There is nothing built-in, but if you download and install this e-book you will have more functions for plotting polyhedra than you know what to do with
chris jekeli wrote:
I have MathCad 14.0 and would like to plot a 3-D polyhedral surface from a set of (x,y,z) vertices. I could not find any plotting option/function to this - am I missing something? Does MathCad 15 have this functionality?
I can't have that functionality because a set of vertices does not describe a surface! You would have to provide the information which vertices form an edge and which a tile. Being no 3D CAD software Mathcad's posibilities are limited and a surface is built by quadrilateralso only. But the "Amazing Images" E-Book Richard pointed you to does more most of us where aware that could be done.
a set of vertices does not describe a surface!
In general that is of course true, but are you sure it's true when the surface is specified to be a polyhedron? If the surface is a polyhedron then I think the vertices must be on a 3D convex hull, and that is enough to determine the edges. I may well be wrong about that though, because I certainly do not have any proof
Richard Jackson wrote:
a set of vertices does not describe a surface!
In general that is of course true, but are you sure it's true when the surface is specified to be a polyhedron? If the surface is a polyhedron then I think the vertices must be on a 3D convex hull, and that is enough to determine the edges. I may well be wrong about that though, because I certainly do not have any proof
I am not sure, either, but I guess you are assuming that the polyhedron is simply connected and convex, which was not stated by the OP. This does not mean, though, that I would know of a simple way to create the necessary data structure in MC for a convex polyhedron.

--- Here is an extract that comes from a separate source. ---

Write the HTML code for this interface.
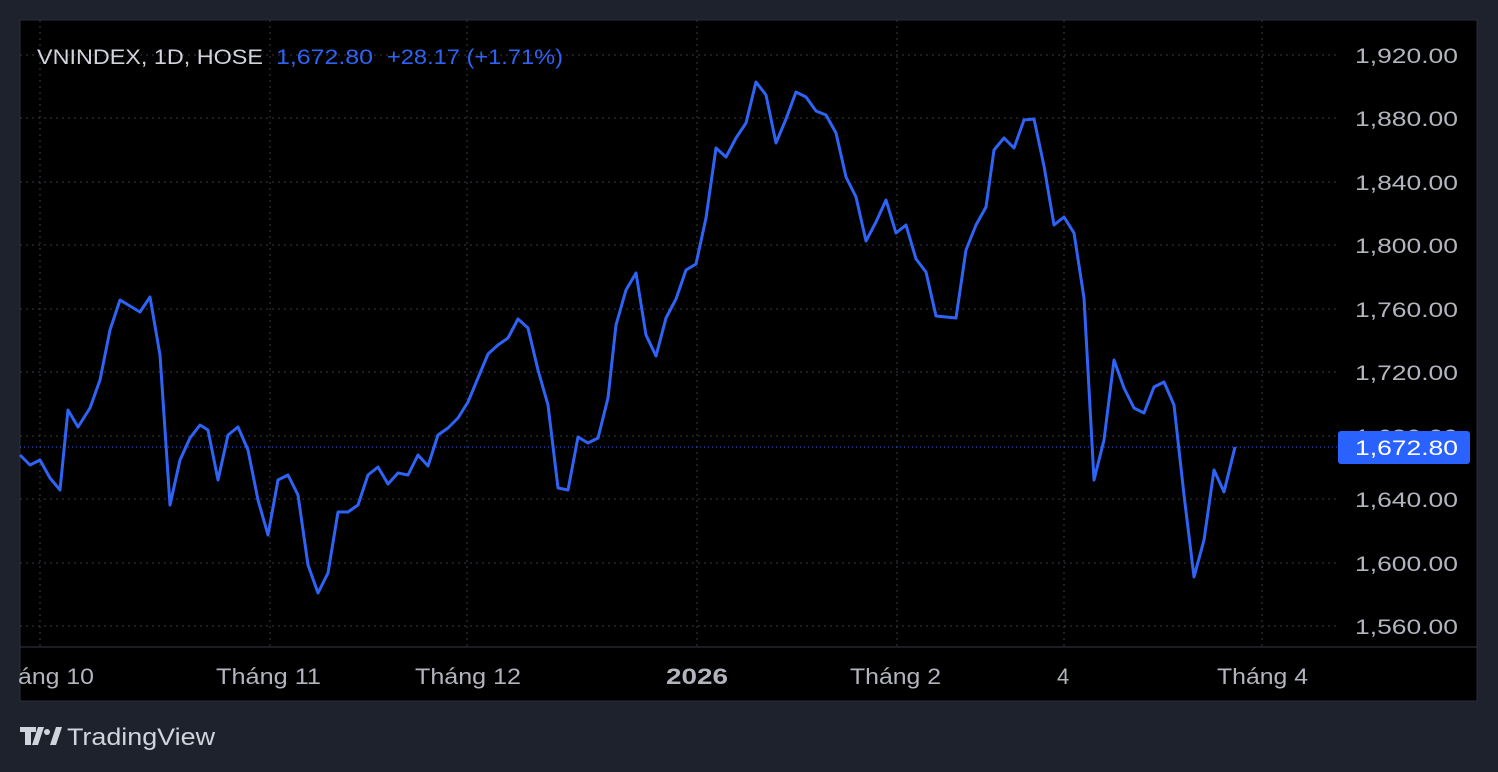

Thank you all for your responses. Given the vertices one would need to do some kind of three-dimensional triangulation and then plot the faces of the polyhedron, which should be possible even if it is not concave. Alternatively, one could create a regular data grid and interpolate function values from the vertices and plot a surface. These are a couple of options in Matlab that may be a future functionality also in MathCad.
chris jekeli wrote:
Thank you all for your responses. Given the vertices one would need to do some kind of three-dimensional triangulation and then plot the faces of the polyhedron, which should be possible even if it is not concave. Alternatively, one could create a regular data grid and interpolate function values from the vertices and plot a surface. These are a couple of options in Matlab that may be a future functionality also in MathCad.
Yes, some kind of triangulation would solve the task, but you would have to provide it yourself along with the points to make for a unique solution. If only a bunch of arbitrary points in 3D space are given, there are numerous ways you can create a polyhedron with those points as vertices. No software can read your mind to determine which of the many solutions is the one you would prefer. Of course a software could chose one of the many solutions at random and create the necessary data structure to plot it and I guess it would be possible to write a Mathcad routine to do so.
Maybe the problem can be better understood in 2D. The task would be to plot a polygon when only the vertices are given. The solution is not unique again as you can see in the pics below - just 3 out of 24 ways to create a polygon with the 5 given vertices.
So a bunch of points in 2D don't define a polygon, a bunch of points in 3D don't define a polyhedron.
The situation is different if its possible to form a convex polygon/polyhedron with those points (which is very unlikely for a bunch of randomly chosen arbitrary points). Then this convex polgon/polyhedron would be the convex hull of the points and is unique.